March 04, 2022

Mandate Minute Week 15

BY Dee Pekruhn

This Week’s Highlights:

Volume Twenty-Six: Air Date 2.28.22. “From Pandemic to Endemic”

Do you all remember our Mandate Minute on Valentines’ Day, about the love affair with mask mandates coming to an end ?… well..

Not that long ago, we shared  that NYC was the first to issue vaccine mandates for indoor settings, and to require a statewide vaccine passport APP. Now, as the world shifts from pandemic to endemic management, NYC is once again among the firsts – to roll back masking and vaccine mandates. Effective March 7, the proposed rollback will take

effect, and the “Key2NYC” program will be decommissioned. The final decision will be made on Friday, contingent on the city and state’s COVID stats. And NYC isn’t the only place this is happening in the US.

Also on March 7, Illinois is lifting its indoor mask mandate, and Chicago will end its proof of vaccination mandates. These localities will join the ranks of LA County, Connecticut, DC and Massachusetts who have already lifted mask mandates or vaccine mandates or both.

So March 7 is the day to buy that lotto ticket, because Rhode Island announced it is transitioning to an endemic management plan specifically related to its testing and vaccination centers and protocols. To ensure the people at the highest risk for COVID have access to testing, the state-run testing sites will be focused on people who are symptomatic or are close contacts of people who are; everyone else will need to see testing at other venues.
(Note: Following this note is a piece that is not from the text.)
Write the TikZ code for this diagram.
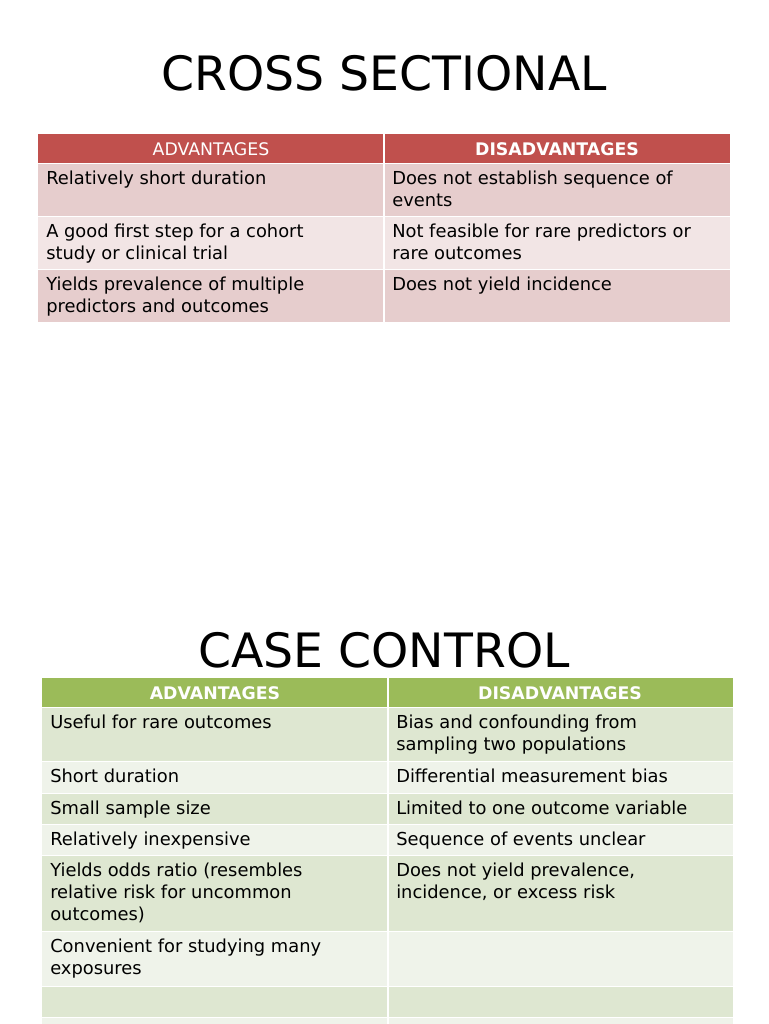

Similarly for vaccines, the state is launching a faith-based vaccination effort, targeting faith communities as locations for vaccination sites in areas where vaccination rates are lower. The state will shift away from the larger, centralized vaccination sites, as the state feels there is now a reduced need for mass vaccination centers.

While it may seem that the “END” in Endemic means the end to the now-normal COVID prevention methods, remember two things: we will still need to practice COVID protection in health care settings, and as individuals, we can still make the choice to mask up and vaccinate.
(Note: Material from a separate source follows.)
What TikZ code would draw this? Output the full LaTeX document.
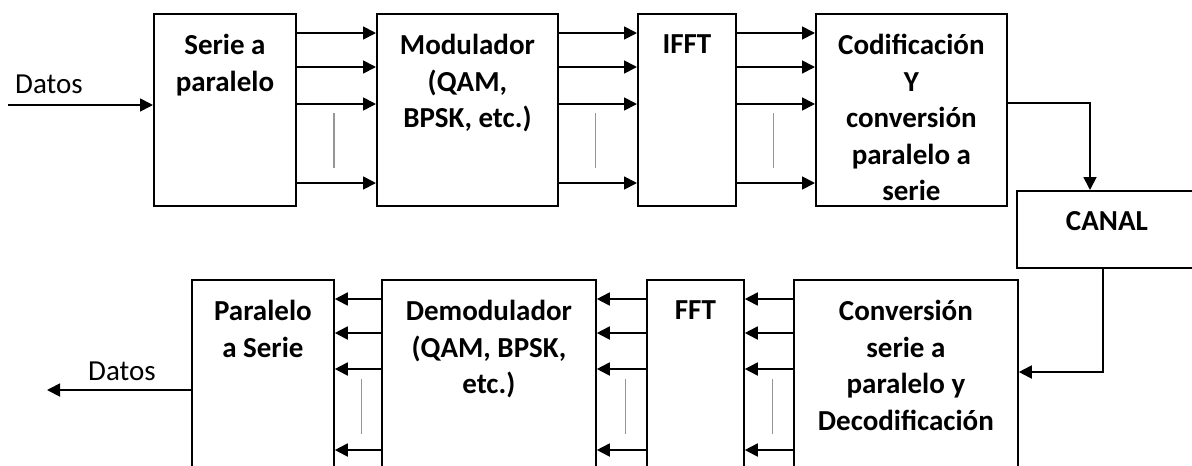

Volume Twenty-Seven: Air Date 3.2.22. “New Harvard Study on Vaccine Hesitancy”

The question public health experts keep trying to answer is “what can we do to help people who are not vaccinated get vaccinated?” A new study by researchers at the Harvard Business School and Bocconi University in Milan identified the messages most likely to increase people’s willingness to get the vaccination, receive booster shots, or have their children vaccinated.

The researchers experimented with four messages to see how they would move people’s intentions then and their actual behavior six months later:

  1. If you get vaccinated, you could avoid getting infected
  2. If you get vaccinated, you could avoid passing the virus to others
  3. If you get vaccinated, it can help protect the health of people in your country
  4. f you get vaccinated, it can help a return to economic activity and reduce unemployment

A control group received no messages.

The altruistic messages — Protecting Others or Health or the Economy — had a more meaningful impact on people’s intentions immediately afterward than self-protection. And, the same pattern bore out six months later in behavior. The researchers argued that, because this line of questioning reflected people’s actual decisions, not only their intentions, it should be less susceptible people saying what they think they are supposed to say.
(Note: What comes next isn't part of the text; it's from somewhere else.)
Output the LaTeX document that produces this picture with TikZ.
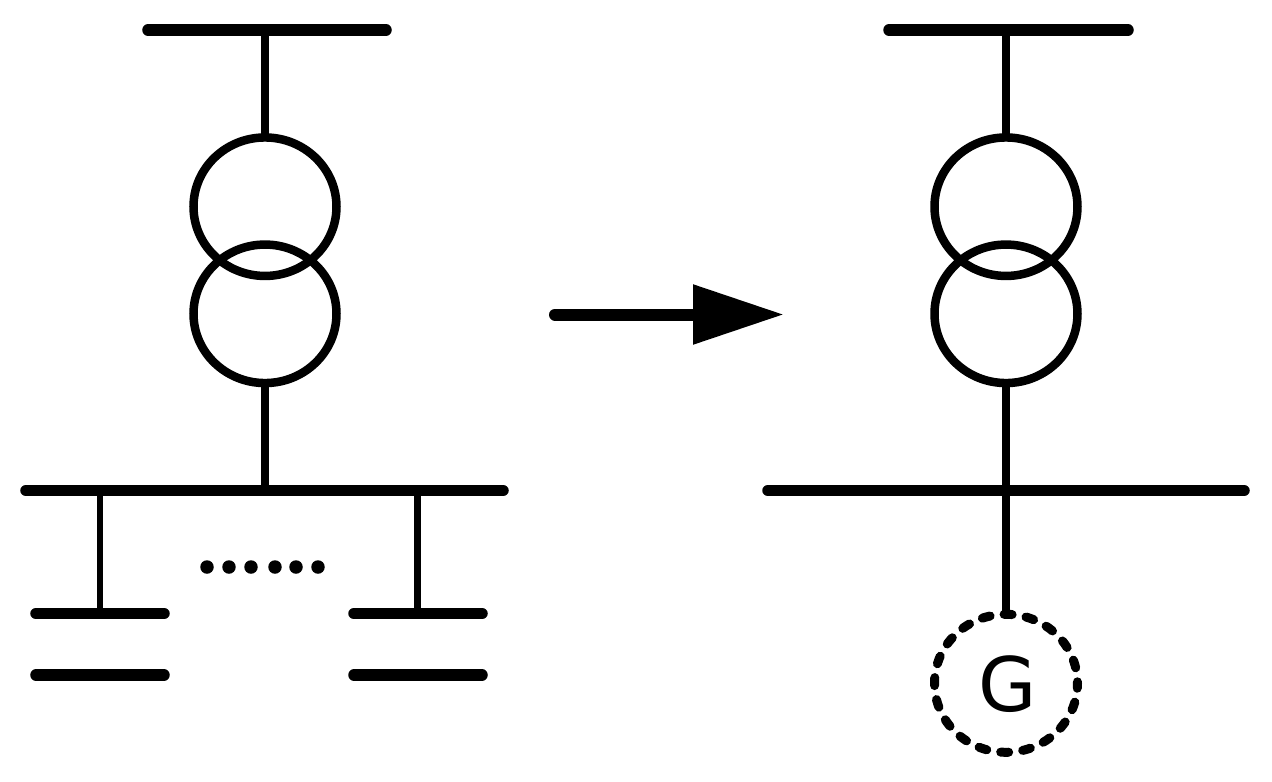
\documentclass[tikz,border=0pt]{standalone}
\usepackage{fontspec}
\setmainfont{DejaVu Sans}
\usetikzlibrary{arrows.meta,shapes.geometric}
\tikzset{
  winding/.style={draw,ellipse,line width=0.085cm,minimum width=1.43cm,minimum height=1.385cm,inner sep=0pt,outer sep=0pt},
  busbar/.style={line width=0.115cm,line cap=round},
  mainbus/.style={line width=0.115cm,line cap=round},
  stem/.style={line width=0.075cm},
  gen/.style={draw,ellipse,line width=0.09cm,line cap=round,minimum width=1.43cm,minimum height=1.38cm,inner sep=0pt,outer sep=0pt,
    dash pattern=on 0.08cm off 0.1415cm,dash phase=0.065cm},
  gentext/.style={inner sep=0pt,font=\fontsize{21.4pt}{24pt}\selectfont},
  dotmark/.style={fill,circle,minimum size=0.135cm,inner sep=0pt,outer sep=0pt}
}
\begin{document}
\begin{tikzpicture}
      \useasboundingbox (0,0) rectangle (12.72,7.81);
      \draw
        (2.65,5.743) node[winding] (t1up){}
        (2.65,4.672) node[winding] (t1low){}
        (10.06,5.743) node[winding] (t2up){}
        (10.06,4.672) node[winding] (t2low){}
        (10.06,0.977) node[gen] (g){}
        (10.08,0.97) node[gentext] (gname){G};
      \draw
        (1.48,7.51) coordinate (a1)
        (2.65,7.51) coordinate (a2)
        (3.86,7.51) coordinate (a3)
        (8.89,7.51) coordinate (b1)
        (10.06,7.51) coordinate (b2)
        (11.28,7.51) coordinate (b3)
        (0.26,2.905) coordinate (c1)
        (1.00,2.905) coordinate (c2)
        (2.65,2.905) coordinate (c3)
        (4.175,2.905) coordinate (c4)
        (5.03,2.905) coordinate (c5)
        (7.68,2.905) coordinate (d1)
        (10.06,2.905) coordinate (d2)
        (12.44,2.905) coordinate (d3)
        (0.36,1.675) coordinate (e1)
        (1.00,1.675) coordinate (e2)
        (1.64,1.675) coordinate (e3)
        (3.54,1.675) coordinate (e4)
        (4.175,1.675) coordinate (e5)
        (4.82,1.675) coordinate (e6)
        (0.36,1.06) coordinate (f1)
        (1.64,1.06) coordinate (f2)
        (3.54,1.06) coordinate (f3)
        (4.82,1.06) coordinate (f4)
        (5.55,4.665) coordinate (s)
        (7.84,4.665) coordinate (s2);
      % buses
      \begin{scope}[busbar]
        \draw (a1) to (a3);
        \draw (b1) to (b3);
        \draw (e1) to (e3);
        \draw (e4) to (e6);
        \draw (f1) to (f2);
        \draw (f3) to (f4);
      \end{scope}
      \begin{scope}[mainbus]
        \draw (c1) to (c5);
        \draw (d1) to (d3);
      \end{scope}
      \begin{scope}[stem]
        \draw (a2) to (t1up);
        \draw (t1low) to (c3);
        \draw (b2) to (t2up);
        \draw (t2low) to (d2);
        \draw (d2) to (g);
        \draw[line width=0.065cm] (c2) to (e2);
        \draw[line width=0.065cm] (c4) to (e5);
      \end{scope}
      \foreach \i/\x in {1/2.07,2/2.29,3/2.51,4/2.75,5/2.96,6/3.18}
        \node[dotmark] (p\i) at (\x,2.14) {};
      \draw[line width=0.12cm,line cap=round,-{Triangle[length=0.91cm,width=0.57cm]}] (s) to (s2);
    \end{tikzpicture}
\end{document}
The authors summarized their findings by saying that the most striking result is that informational treatments affected not only vaccination intentions expressed but also actual vaccination rates six months later. The altruistic messages even increased vaccination among individuals who had initially expressed anti-vax attitudes.

Another thing from the study that bears further exploration is that among those who were least likely to change their minds were the people who are generally more risk averse. The study’s authors speculated that “these individuals may be more concerned about possible negative side effects of vaccination than about the risk of getting Covid-19.” They are concerned with near term risks rather than longer term possibilities.

That seems to be true of some parent who have misperceptions about the relative risks of vaccination versus contracting Covid. For example, they might be aware that the vaccines carry a small risk of heart inflammation but might not be aware that Covid-19 itself brings a much higher risk of the same condition. Figuring out ways to better communicate the comparative risks of vaccination versus infections is an area worth exploring.